Earth Overshoot Day and Not-For-Profit Enterprise
In 2015, 13 August is Earth Overshoot Day. The day marks the estimated calendar date when humanity’s demand on the planet’s ecological services (which produce renewable resources and assimilate wastes) outstrips what the Earth can supply. This means that for the rest of the year, we are taking more than is regenerated, operating in Overshoot. Last year, Earth Overshoot Day was August 19th. We first went into Overshoot in the late 1970s, and since then the day has crept ever earlier on the calendar. This means we are using the ecological resources of just over 1.5 Earths.
Meeting the challenge of providing for all humanity’s needs within the limits of what our Earth can provide will require a radical restructuring of the global economy. In this post I will discuss how a post-growth economy based around not-for-profit enterprise can help us get to One Planet Living.

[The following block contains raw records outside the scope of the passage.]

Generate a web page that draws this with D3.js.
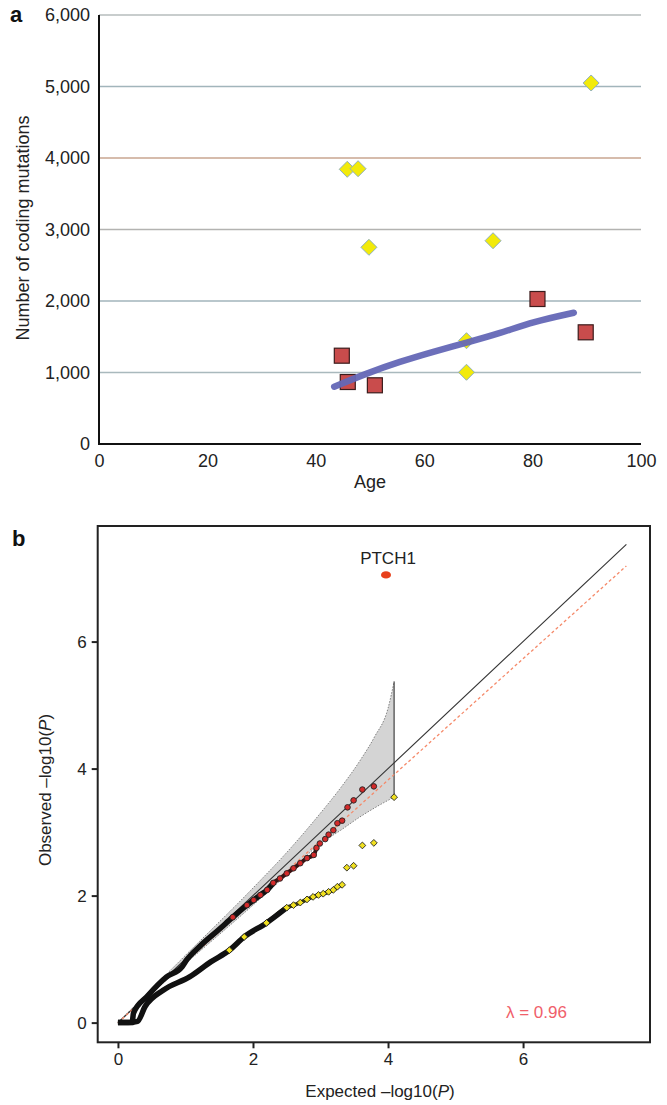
<!DOCTYPE html>
<html>
<head>
<meta charset="utf-8">
<script src="https://cdn.jsdelivr.net/npm/d3@7"></script>
<style>
  body { margin: 0; background: #fff; }
  svg { display: block; font-family: "Liberation Sans", Arial, Helvetica, sans-serif; }
</style>
</head>
<body>
<svg id="chart" width="667" height="1105"></svg>
<script>
// ---- panel a data ----
var ageTicks = [0, 20, 40, 60, 80, 100];
var mutTicks = [0, 1000, 2000, 3000, 4000, 5000, 6000];
var diamondAge = [45.8, 47.8, 49.8, 72.7, 90.8, 67.8, 67.8];
var diamondMut = [3842, 3850, 2751, 2843, 5049, 1445, 1003];
var squareAge = [44.8, 45.9, 50.9, 80.9, 89.8];
var squareMut = [1235, 867, 821, 2028, 1562];
var trendAge = [43.4, 49.4, 55.5, 61.7, 67.8, 74.0, 80.1, 87.6];
var trendMut = [801, 989, 1151, 1291, 1417, 1548, 1711, 1836];

// ---- panel b data ----
var qqTicks = [0, 2, 4, 6];
// upper series (red circles)
var redExp = [0, 0.1, 0.21, 0.23, 0.43, 0.72, 0.95, 1.02, 1.21, 1.5, 1.7, 1.91, 2.01, 2.11, 2.21, 2.30, 2.40, 2.50, 2.60, 2.70, 2.80, 2.90, 2.94, 2.99, 3.07, 3.12, 3.19, 3.25, 3.32, 3.40, 3.49, 3.62, 3.79];
var redObs = [0, 0, 0, 0.15, 0.41, 0.72, 0.88, 0.99, 1.20, 1.47, 1.66, 1.85, 1.93, 2.01, 2.09, 2.20, 2.27, 2.35, 2.43, 2.51, 2.59, 2.64, 2.75, 2.82, 2.89, 2.96, 3.03, 3.14, 3.18, 3.39, 3.50, 3.67, 3.72];
// lower series (yellow diamonds)
var yelExp = [0, 0.15, 0.29, 0.40, 0.67, 1.06, 1.38, 1.65, 1.87, 2.20, 2.50, 2.60, 2.70, 2.80, 2.89, 2.97, 3.04, 3.12, 3.19, 3.25, 3.32, 3.39, 3.49, 3.62, 3.79, 4.09];
var yelObs = [0, 0, 0.02, 0.25, 0.51, 0.72, 0.96, 1.14, 1.35, 1.57, 1.81, 1.85, 1.89, 1.94, 1.98, 2.01, 2.03, 2.06, 2.09, 2.14, 2.17, 2.44, 2.47, 2.79, 2.83, 3.55];
// confidence band
var bandExp = [0, 1, 2, 2.5, 3, 3.3, 3.6, 3.8, 4.0, 4.09];
var bandHi = [0, 1.06, 2.12, 2.68, 3.3, 3.7, 4.15, 4.5, 4.95, 5.37];
var bandLo = [0, 0.93, 1.85, 2.33, 2.82, 3.03, 3.25, 3.38, 3.5, 3.55];
var lineEnd = 7.53;
var lambda = 0.955;
var topGene = { name: "PTCH1", exp: 3.97, obs: 7.05 };

var svg = d3.select("#chart");

// ================= panel a =================
var xa = d3.scaleLinear().domain([0, 100]).range([99, 641]);
var ya = d3.scaleLinear().domain([0, 6000]).range([444, 15]);
var gridColors = {1000: "#a9b9bd", 2000: "#a2b5bb", 3000: "#b3b3b1", 4000: "#c9a690", 5000: "#a2b5bb", 6000: "#b6bcbc"};

var ga = svg.append("g");
ga.selectAll("line.grid").data(mutTicks.filter(function (d) { return d > 0; }))
  .enter().append("line")
  .attr("x1", xa(0)).attr("x2", xa(100))
  .attr("y1", function (d) { return ya(d); }).attr("y2", function (d) { return ya(d); })
  .attr("stroke", function (d) { return gridColors[d]; })
  .attr("stroke-width", 1.5);

var axA = ga.append("g").attr("transform", "translate(" + xa(0) + ",0)")
  .call(d3.axisLeft(ya).tickValues(mutTicks).tickSize(0).tickPadding(9).tickFormat(d3.format(",")));
axA.select(".domain").remove();
axA.selectAll("text").attr("font-size", 18).attr("fill", "#222").attr("font-family", null);

var axAx = ga.append("g").attr("transform", "translate(0," + ya(0) + ")")
  .call(d3.axisBottom(xa).tickValues(ageTicks).tickSize(0).tickPadding(10));
axAx.select(".domain").remove();
axAx.selectAll("text").attr("font-size", 18).attr("fill", "#222").attr("font-family", null);

// axis lines
ga.append("line").attr("x1", xa(0)).attr("x2", xa(0)).attr("y1", ya(6000)).attr("y2", ya(0) + 1)
  .attr("stroke", "#111").attr("stroke-width", 2);
ga.append("line").attr("x1", xa(0) - 1).attr("x2", xa(100)).attr("y1", ya(0)).attr("y2", ya(0))
  .attr("stroke", "#111").attr("stroke-width", 2);

// diamonds
ga.selectAll("path.dia").data(diamondAge).enter().append("path")
  .attr("d", "M0,-8L8,0L0,8L-8,0Z")
  .attr("transform", function (d, i) { return "translate(" + xa(d) + "," + ya(diamondMut[i]) + ")"; })
  .attr("fill", "#f2ea0a").attr("stroke", "#8fb0bd").attr("stroke-width", 1);

// squares
ga.selectAll("rect.sq").data(squareAge).enter().append("rect")
  .attr("x", function (d) { return xa(d) - 7.5; })
  .attr("y", function (d, i) { return ya(squareMut[i]) - 7.5; })
  .attr("width", 15).attr("height", 15)
  .attr("fill", "#c94c4c").attr("stroke", "#3b1c1c").attr("stroke-width", 1.2);

// trend line
var trendLine = d3.line().x(function (d) { return xa(d); }).y(function (d, i) { return ya(trendMut[i]); })
  .curve(d3.curveBasis);
ga.append("path").datum(trendAge).attr("d", trendLine)
  .attr("fill", "none").attr("stroke", "#6467b6").attr("stroke-width", 6.5)
  .attr("stroke-linecap", "round").attr("opacity", 0.95);

ga.append("text").attr("x", 370).attr("y", 488).attr("text-anchor", "middle")
  .attr("font-size", 18).attr("fill", "#222").text("Age");
ga.append("text").attr("transform", "translate(29,228) rotate(-90)").attr("text-anchor", "middle")
  .attr("font-size", 18).attr("fill", "#222").text("Number of coding mutations");
ga.append("text").attr("x", 10).attr("y", 22).attr("font-size", 22).attr("font-weight", "bold")
  .attr("fill", "#111").text("a");

// ================= panel b =================
var xb = d3.scaleLinear().domain([-0.3, 7.88]).range([97.7, 650]);
var yb = d3.scaleLinear().domain([-0.31, 7.82]).range([1042.3, 526]);
var gb = svg.append("g");

// band
var bandArea = d3.area().x(function (d) { return xb(d); })
  .y0(function (d, i) { return yb(bandLo[i]); }).y1(function (d, i) { return yb(bandHi[i]); })
  .curve(d3.curveMonotoneX);
gb.append("path").datum(bandExp).attr("d", bandArea).attr("fill", "#d4d4d4");
var edge = function (arr) {
  return d3.line().x(function (d) { return xb(d); }).y(function (d, i) { return yb(arr[i]); })
    .curve(d3.curveMonotoneX);
};
gb.append("path").datum(bandExp).attr("d", edge(bandHi)).attr("fill", "none")
  .attr("stroke", "#666").attr("stroke-width", 0.8).attr("stroke-dasharray", "1.5,1.5");
gb.append("path").datum(bandExp).attr("d", edge(bandLo)).attr("fill", "none")
  .attr("stroke", "#666").attr("stroke-width", 0.8).attr("stroke-dasharray", "1.5,1.5");
var bEnd = bandExp[bandExp.length - 1];
gb.append("line").attr("x1", xb(bEnd)).attr("x2", xb(bEnd))
  .attr("y1", yb(bandLo[bandLo.length - 1])).attr("y2", yb(bandHi[bandHi.length - 1]))
  .attr("stroke", "#333").attr("stroke-width", 1.1);

// reference lines
gb.append("line").attr("x1", xb(0)).attr("y1", yb(0)).attr("x2", xb(lineEnd)).attr("y2", yb(lineEnd))
  .attr("stroke", "#333").attr("stroke-width", 1.1);
gb.append("line").attr("x1", xb(0)).attr("y1", yb(0)).attr("x2", xb(lineEnd)).attr("y2", yb(lineEnd * lambda))
  .attr("stroke", "#f58a6a").attr("stroke-width", 1.3).attr("stroke-dasharray", "3,2.5");

// dense parts: overlapping markers read as a dark trace
var dense = function (ex, ob, maxX) {
  var pts = ex.map(function (d, i) { return [d, ob[i]]; }).filter(function (p) { return p[0] <= maxX; });
  return d3.line().x(function (p) { return xb(p[0]); }).y(function (p) { return yb(p[1]); })
    .curve(d3.curveMonotoneX)(pts);
};
gb.append("path").attr("d", dense(yelExp, yelObs, 3.32)).attr("fill", "none")
  .attr("stroke", "#3a3a10").attr("stroke-width", 4).attr("stroke-linejoin", "round");
gb.append("path").attr("d", dense(yelExp, yelObs, 2.5)).attr("fill", "none")
  .attr("stroke", "#111").attr("stroke-width", 5.5).attr("stroke-linejoin", "round");
gb.append("path").attr("d", dense(redExp, redObs, 2.95)).attr("fill", "none")
  .attr("stroke", "#3a1010").attr("stroke-width", 4).attr("stroke-linejoin", "round");
gb.append("path").attr("d", dense(redExp, redObs, 2.3)).attr("fill", "none")
  .attr("stroke", "#111").attr("stroke-width", 5.5).attr("stroke-linejoin", "round");

gb.selectAll("path.yd").data(yelExp.filter(function (d) { return d > 1.5; })).enter().append("path")
  .attr("d", "M0,-3.4L3.4,0L0,3.4L-3.4,0Z")
  .attr("transform", function (d) { var i = yelExp.indexOf(d); return "translate(" + xb(d) + "," + yb(yelObs[i]) + ")"; })
  .attr("fill", "#f0e020").attr("stroke", "#222").attr("stroke-width", 0.9);
gb.selectAll("circle.rd").data(redExp.filter(function (d) { return d > 1.5; })).enter().append("circle")
  .attr("cx", function (d) { return xb(d); })
  .attr("cy", function (d) { var i = redExp.indexOf(d); return yb(redObs[i]); })
  .attr("r", 2.8).attr("fill", "#d42a2a").attr("stroke", "#222").attr("stroke-width", 0.9);

// top gene
gb.append("ellipse").attr("cx", xb(topGene.exp)).attr("cy", yb(topGene.obs)).attr("rx", 5).attr("ry", 3.6)
  .attr("fill", "#e8401c");
gb.append("text").attr("x", xb(topGene.exp) + 2).attr("y", yb(topGene.obs) - 11).attr("text-anchor", "middle")
  .attr("font-size", 17).attr("fill", "#222").text(topGene.name);

// box
gb.append("rect").attr("x", 97.7).attr("y", 526).attr("width", 650 - 97.7).attr("height", 1042.3 - 526)
  .attr("fill", "none").attr("stroke", "#222").attr("stroke-width", 2);

var axBy = gb.append("g").attr("transform", "translate(97.7,0)")
  .call(d3.axisLeft(yb).tickValues(qqTicks).tickSize(6).tickPadding(5));
axBy.select(".domain").remove();
axBy.selectAll("line").attr("stroke", "#222").attr("stroke-width", 2);
axBy.selectAll("text").attr("font-size", 17).attr("fill", "#222").attr("font-family", null);

var axBx = gb.append("g").attr("transform", "translate(0,1042.3)")
  .call(d3.axisBottom(xb).tickValues(qqTicks).tickSize(6).tickPadding(5));
axBx.select(".domain").remove();
axBx.selectAll("line").attr("stroke", "#222").attr("stroke-width", 2);
axBx.selectAll("text").attr("font-size", 17).attr("fill", "#222").attr("font-family", null);

var xt = gb.append("text").attr("x", 380).attr("y", 1097).attr("text-anchor", "middle")
  .attr("font-size", 17).attr("fill", "#222");
xt.append("tspan").text("Expected \u2013log10(");
xt.append("tspan").attr("font-style", "italic").text("P");
xt.append("tspan").text(")");
var yt = gb.append("text").attr("transform", "translate(51,790) rotate(-90)").attr("text-anchor", "middle")
  .attr("font-size", 17).attr("fill", "#222");
yt.append("tspan").text("Observed \u2013log10(");
yt.append("tspan").attr("font-style", "italic").text("P");
yt.append("tspan").text(")");

gb.append("text").attr("x", 506).attr("y", 1018).attr("font-size", 17).attr("fill", "#f0606a")
  .text("\u03bb = 0.96");
gb.append("text").attr("x", 12).attr("y", 546).attr("font-size", 22).attr("font-weight", "bold")
  .attr("fill", "#111").text("b");
</script>
</body>
</html>
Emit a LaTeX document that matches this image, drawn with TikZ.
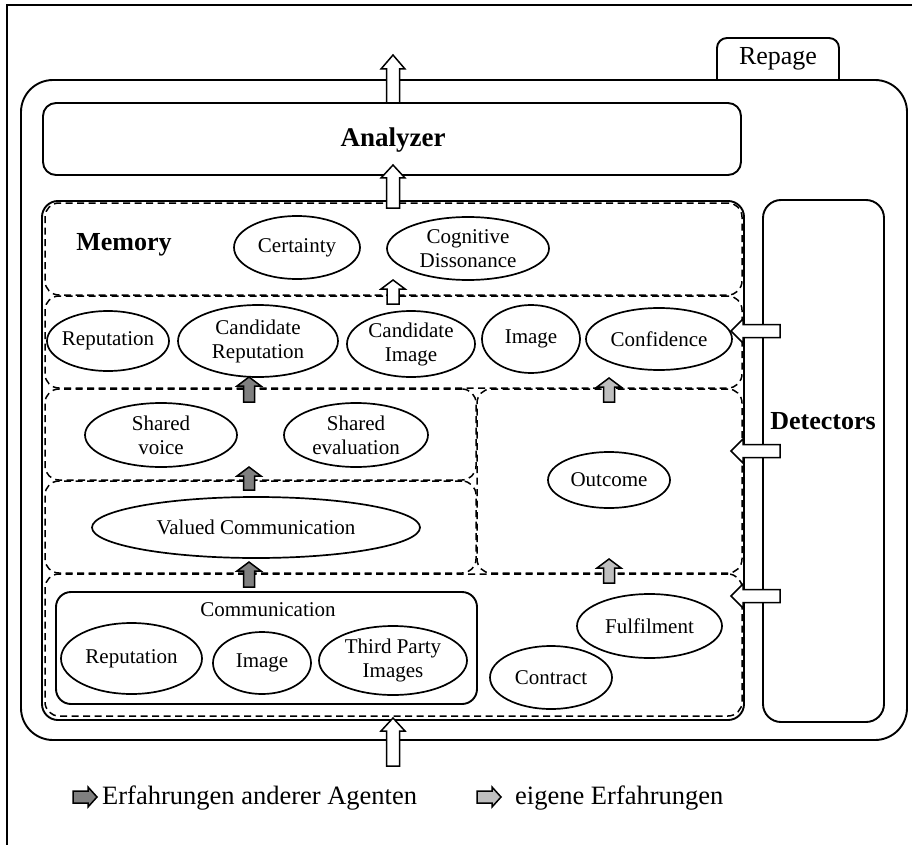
\documentclass[tikz,border=0pt]{standalone}
\usepackage{fontspec}
\setmainfont{Liberation Serif}
\usetikzlibrary{shapes.geometric}

% ellipse with a named text node at its centre
\newcommand\ovalnode[6]{%
  \node[lbl] (#1) at (#2,#3) {#6};
  \draw[ovline] (#1.center) ellipse [x radius=#4, y radius=#5];}

\tikzset{
  thick2/.style={line width=1.9pt},
  solidbox/.style={draw, line width=1.9pt, rounded corners=#1, inner sep=0pt},
  layer/.style={draw, line width=1.5pt, dash pattern=on 7pt off 4.5pt, rounded corners=14pt, inner sep=0pt},
  ovline/.style={line width=1.7pt},
  lbl/.style={align=center, inner sep=0pt, font=\fontsize{21}{24}\selectfont},
  bold/.style={inner sep=0pt, font=\fontsize{26}{30}\selectfont\bfseries},
  legendtxt/.style={anchor=west, inner sep=0pt, font=\fontsize{26.5}{30}\selectfont},
  % block arrow along local +x: length, shaft half width, head half width, head length, fill
  pics/blockarrow/.style n args={5}{code={
    \draw[line width=1.5pt, fill=#5, line join=miter]
      (0,-#2) -- ({#1-#4},-#2) -- ({#1-#4},-#3) -- (#1,0) -- ({#1-#4},#3)
      -- ({#1-#4},#2) -- (0,#2) -- cycle;
  }},
}

\begin{document}
\begin{tikzpicture}[x=1pt,y=-1pt]
\useasboundingbox (0,0) rectangle (912,845);

% page frame
\draw[line width=1.5pt] (7,845) -- (7,5) -- (912,5);

% Repage tab and frame
\draw[thick2, rounded corners=10pt] (717,80) -- (717,38) -- (839,38) -- (839,80);
\node[inner sep=0pt, font=\fontsize{26}{30}\selectfont] (repage) at (778,59) {Repage};
\node[solidbox=32pt, fill=white, minimum width=886pt, minimum height=660pt] (frame) at (464,410) {};

% Analyzer
\node[solidbox=13pt, minimum width=698pt, minimum height=72pt] (analyzer) at (392,139) {};
\node[bold, font=\fontsize{27}{30}\selectfont\bfseries] (analyzerlbl) at (393,140) {Analyzer};

% Detectors
\node[solidbox=18pt, minimum width=121pt, minimum height=522pt] (detectors) at (823.5,461) {};
\node[bold] (detectorslbl) at (823,421) {Detectors};

% Memory and its layers
\node[solidbox=16pt, minimum width=702pt, minimum height=519pt] (memory) at (393,460.5) {};
\node[layer, minimum width=697pt, minimum height=92pt] (L1) at (393.5,249) {};
\node[layer, minimum width=697pt, minimum height=92pt] (L2) at (393.5,342) {};
\node[layer, minimum width=431pt, minimum height=91pt] (L3a) at (260.5,434.5) {};
\node[layer, minimum width=265pt, minimum height=184pt] (L3b) at (609.5,481) {};
\node[layer, minimum width=431pt, minimum height=92pt] (L4) at (260.5,527) {};
\node[layer, minimum width=697pt, minimum height=142pt] (L5) at (393.5,645) {};

\node[bold] (memorylbl) at (124,245) {Memory};

% first layer
\ovalnode{certainty}{297}{247.5}{63}{31.5}{Certainty}
\ovalnode{cogdis}{468}{248.5}{81}{31.5}{Cognitive\\Dissonance}

% second layer
\ovalnode{rep}{108}{341}{61}{30}{Reputation}
\ovalnode{candrep}{258}{341}{80}{36}{Candidate\\Reputation}
\ovalnode{candimg}{411}{344}{64}{33}{Candidate\\Image}
\ovalnode{img}{531}{339}{49}{34}{Image}
\ovalnode{conf}{659}{339}{73}{31}{Confidence}

% shared layer
\ovalnode{svoice}{161}{435}{76}{32}{Shared\\voice}
\ovalnode{seval}{356}{435}{72}{32}{Shared\\evaluation}

% outcome and valued communication
\ovalnode{outcome}{609}{480}{61}{28}{Outcome}
\ovalnode{valued}{256}{527.5}{164}{30.5}{Valued Communication}

% communication and direct experience
\node[solidbox=15pt, minimum width=421pt, minimum height=112pt] (comm) at (266.5,648) {};
\node[lbl] (commlbl) at (268,610) {Communication};
\ovalnode{crep}{131.5}{658.5}{70.5}{35.5}{Reputation}
\ovalnode{cimg}{262}{663}{49}{31}{Image}
\ovalnode{ctpi}{393}{660.5}{74}{34.5}{Third Party\\Images}
\ovalnode{contract}{551}{677.5}{61}{31.5}{Contract}
\ovalnode{fulfil}{649.5}{626}{72.5}{32}{Fulfilment}

% white flow arrows
\pic[rotate=90] at (393,103) {blockarrow={48}{6.5}{12}{14}{white}};
\pic[rotate=90] at (393,208) {blockarrow={43}{6.5}{12}{13}{white}};
\pic[rotate=90] at (393,304) {blockarrow={24}{6}{12}{9}{white}};
\pic[rotate=90] at (393,766) {blockarrow={48}{6.5}{12}{13}{white}};

% experience of other agents
\pic[rotate=90] at (249,402) {blockarrow={25}{5.5}{12}{9}{black!50}};
\pic[rotate=90] at (249,490) {blockarrow={23}{5.5}{12}{9}{black!50}};
\pic[rotate=90] at (249,587) {blockarrow={25}{5.5}{12}{9}{black!50}};

% own experience
\pic[rotate=90] at (609,402) {blockarrow={24}{5.5}{12}{9}{black!25}};
\pic[rotate=90] at (609,583) {blockarrow={24}{5.5}{12}{9}{black!25}};

% detector outputs
\pic[rotate=180] at (780,331) {blockarrow={49}{6.5}{12}{12}{white}};
\pic[rotate=180] at (780,451) {blockarrow={49}{6.5}{12}{12}{white}};
\pic[rotate=180] at (780,596) {blockarrow={49}{6.5}{12}{12}{white}};

% legend
\pic at (73,797) {blockarrow={24}{6}{10}{9}{black!50}};
\node[legendtxt] (leg1) at (102,798) {Erfahrungen anderer Agenten};
\pic at (477,797) {blockarrow={24}{6}{10}{9}{black!25}};
\node[legendtxt] (leg2) at (515,798) {eigene Erfahrungen};
\end{tikzpicture}
\end{document}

Before we get into that, though, what is Earth Overshoot Day all about? It’s based on the concept of Ecological Footprinting, which is both a science-based sustainability metric and also a sustainability communication tool developed by the Global Footprint Network. You can read the methodological details here, but the basic idea is that the Ecological Footprint is the amount of productive space needed to provide the ecological resources and absorb the waste of an individual, a city, a business, a country or the whole world, expressed in global hectares. An Ecological Footprint is made up of cropland, pasture, fishing grounds, forest, land built-up with buildings or infrastructure and the land needed to absorb carbon emissions, with this last one usually accounting for at least half the footprint.